As for the act of this or that government tolerating or encouraging Homoeopathy, every person of common intelligence knows that it is a mere form granted or denied according to the general principles of policy adopted in different states, or the degree of influence which some few persons who have adopted it may happen to have at court. What may be the value of certain pompous titles with which many of the advocates of Homoeopathy are honored, it might be disrespectful to question. But in the mean time the judicious inquirer may ponder over an extract which I translate from a paper relating to a personage well known to the community as Williams the Oculist, with whom I had the honor of crossing the Atlantic some years since, and who himself handed me two copies of the paper in question.

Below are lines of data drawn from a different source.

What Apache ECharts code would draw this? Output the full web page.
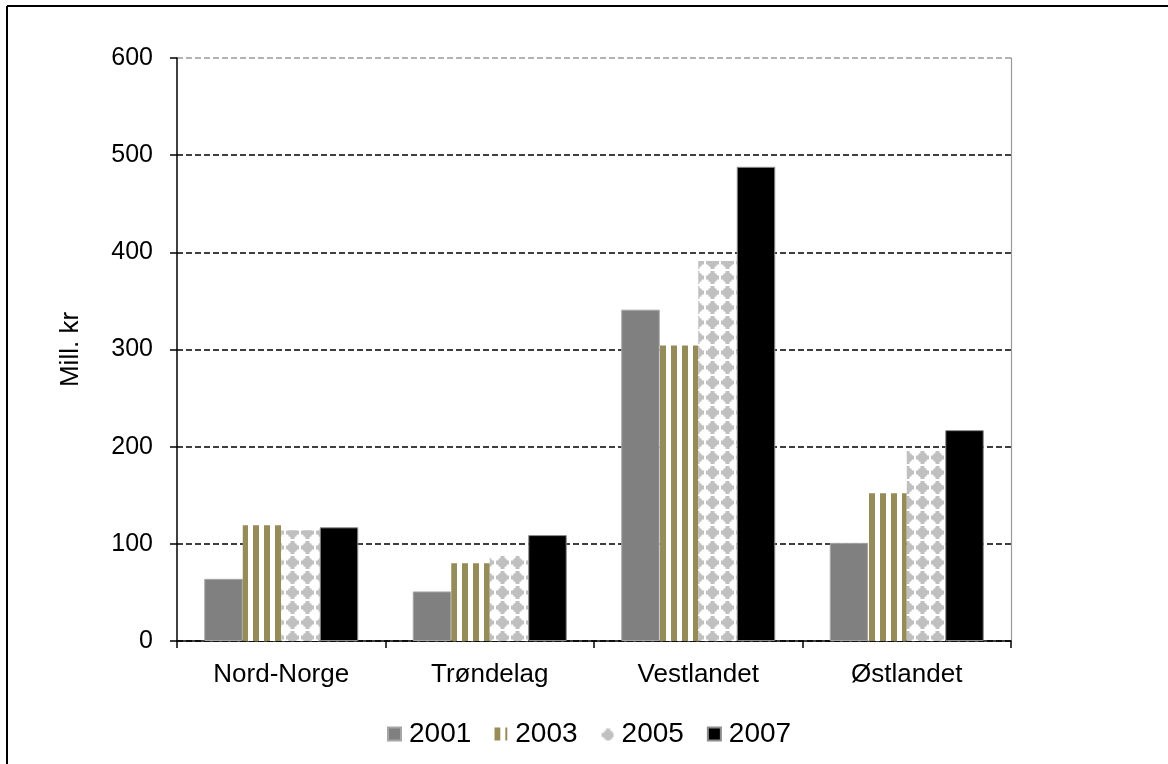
<!DOCTYPE html>
<html>
<head>
<meta charset="utf-8">
<script src="https://cdn.jsdelivr.net/npm/echarts@6/dist/echarts.min.js"></script>
<style>
html,body{margin:0;padding:0;background:#fff;}
#c{width:1168px;height:764px;}
</style>
</head>
<body>
<div id="c"></div>
<script>
const categories = ['Nord-Norge', 'Trøndelag', 'Vestlandet', 'Østlandet'];
const seriesNames = ['2001', '2003', '2005', '2007'];
const v2001 = [64, 51, 341, 101];
const v2003 = [119, 80, 304, 152];
const v2005 = [114, 88, 391, 197];
const v2007 = [117, 109, 488, 217];
const yTicks = [0, 100, 200, 300, 400, 500, 600];

function stripePattern() {
  const c = document.createElement('canvas');
  c.width = 11; c.height = 4;
  const g = c.getContext('2d');
  g.fillStyle = '#fff'; g.fillRect(0, 0, 11, 4);
  g.fillStyle = '#968C5A'; g.fillRect(0, 0, 6, 4);
  return c;
}
function diamondPattern() {
  const s = 15;
  const c = document.createElement('canvas');
  c.width = s; c.height = s;
  const g = c.getContext('2d');
  g.fillStyle = '#fff'; g.fillRect(0, 0, s, s);
  g.fillStyle = '#C0C0C0';
  const cx = 7.5, cy = 7.5, r = 6.5;
  g.beginPath();
  g.moveTo(cx, cy - r); g.lineTo(cx + r, cy); g.lineTo(cx, cy + r); g.lineTo(cx - r, cy);
  g.closePath(); g.fill();
  g.fillRect(cx - 2, cy - 6.5, 4, 13);
  g.fillRect(cx - 6.5, cy - 2, 13, 4);
  g.fillRect(cx - 4, cy - 4, 8, 8);
  return c;
}

const colors = [
  '#808080',
  { image: stripePattern(), repeat: 'repeat' },
  { image: diamondPattern(), repeat: 'repeat' },
  '#000000'
];
const borders = ['#a6a6a6', 'transparent', 'transparent', '#8c8c8c'];
const values = [v2001, v2003, v2005, v2007];

const chart = echarts.init(document.getElementById('c'), null, { renderer: 'canvas' });
const FONT = 'Liberation Sans, Arial, sans-serif';

chart.setOption({
  animation: false,
  backgroundColor: '#fff',
  grid: { left: 177, right: 157, top: 58, bottom: 123, containLabel: false },
  legend: {
    left: 382, top: 715,
    itemWidth: 13, itemHeight: 13, itemGap: 23,
    icon: 'rect',
    textStyle: { fontFamily: FONT, fontSize: 28, color: '#000', padding: [0, 0, 0, 3] },
    data: seriesNames
  },
  xAxis: {
    type: 'category',
    data: categories,
    axisLine: { lineStyle: { color: '#000', width: 1.5 } },
    axisTick: { show: true, length: 7, lineStyle: { color: '#000', width: 1.5 } },
    axisLabel: { fontFamily: FONT, fontSize: 26, color: '#000', margin: 21 },
    splitLine: { show: false }
  },
  yAxis: [{
    type: 'value',
    min: 0, max: 600, interval: 100,
    name: 'Mill. kr',
    nameLocation: 'middle',
    nameGap: 93,
    nameRotate: 90,
    nameTextStyle: { fontFamily: FONT, fontSize: 26, color: '#000' },
    axisLine: { show: true, lineStyle: { color: '#000', width: 1.5 } },
    axisTick: { show: true, length: 7, lineStyle: { color: '#000', width: 1.5 } },
    axisLabel: { fontFamily: FONT, fontSize: 25, color: '#000', margin: 24,
      formatter: v => yTicks.includes(v) ? String(v) : '' },
    splitLine: { show: true, lineStyle: { type: [6, 3], width: 1.5,
      color: ['#000', '#000', '#000', '#000', '#000', '#000', '#9a9a9a'] } }
  }, {
    type: 'value', position: 'right', min: 0, max: 600, interval: 100,
    axisLine: { show: true, lineStyle: { color: '#9a9a9a', width: 1.2 } },
    axisTick: { show: false }, axisLabel: { show: false }, splitLine: { show: false }
  }],
  series: seriesNames.map((n, i) => ({
    name: n,
    type: 'bar',
    data: values[i],
    barWidth: 38.5,
    barGap: '0%',
    itemStyle: { color: colors[i], borderColor: borders[i], borderWidth: (i === 0 || i === 3) ? 1 : 0 }
  })),
  graphic: [
    { type: 'line', shape: { x1: 7, y1: 6, x2: 1168, y2: 6 }, style: { stroke: '#000', lineWidth: 2 } },
    { type: 'line', shape: { x1: 7, y1: 6, x2: 7, y2: 764 }, style: { stroke: '#000', lineWidth: 2 } }
  ]
});
</script>
</body>
</html>
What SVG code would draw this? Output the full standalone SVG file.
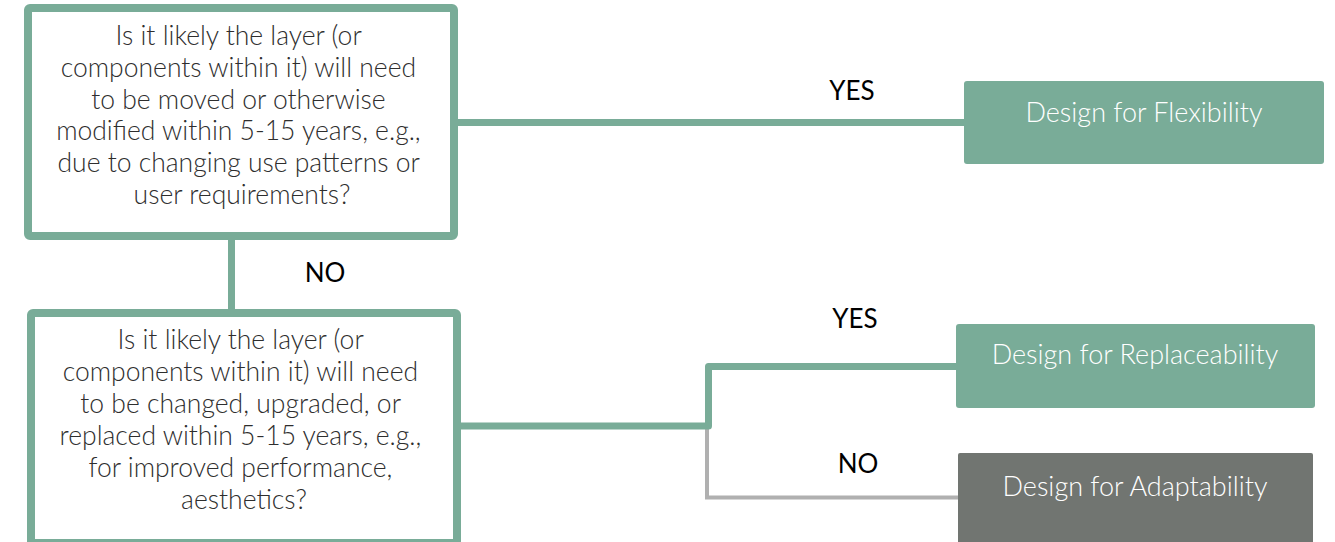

“To say that he was oculist of Louis XVIII. and of Charles X., and that he now enjoys the same title with respect to His Majesty, Louis Philippe, and the King of the Belgians, is unquestionably to say a great deal; and yet it is one of the least of his titles to public confidence. His reputation rests upon a basis more substantial even than the numerous diplomas with which he is provided, than the membership of the different medical societies which have chosen him as their associate,” etc., etc.
And as to one more point, it is time that the public should fully understand that the common method of supporting barefaced imposture at the present day, both in Europe and in this country, consists in trumping up “Dispensaries,” “Colleges of Health,” and other advertising charitable clap-traps, which use the poor as decoy-ducks for the rich, and the proprietors of which have a strong predilection for the title of “Professor.” These names, therefore, have come to be of little or no value as evidence of the good character, still less of the high pretensions of those who invoke their authority. Nor does it follow, even when a chair is founded in connection with a well-known institution, that it has either a salary or an occupant; so that it may be, and probably is, a mere harmless piece of toleration on the part of the government if a Professorship of Homoeopathy is really in existence at Jena or Heidelberg. And finally, in order to correct the error of any who might suppose that the whole Medical Profession of Germany has long since fallen into the delusions of Hahnemann, I will quote two lines which a celebrated anatomist and surgeon (whose name will occur again in this lecture in connection with a very pleasing letter) addressed to the French Academy of Medicine in 1835. “I happened to be in Germany some months since, at a meeting of nearly six hundred physicians; one of them wished to bring up the question of Homoeopathy; they would not even listen to him.” This may have been very impolite and bigoted, but that is not precisely the point in reference to which I mention the circumstance.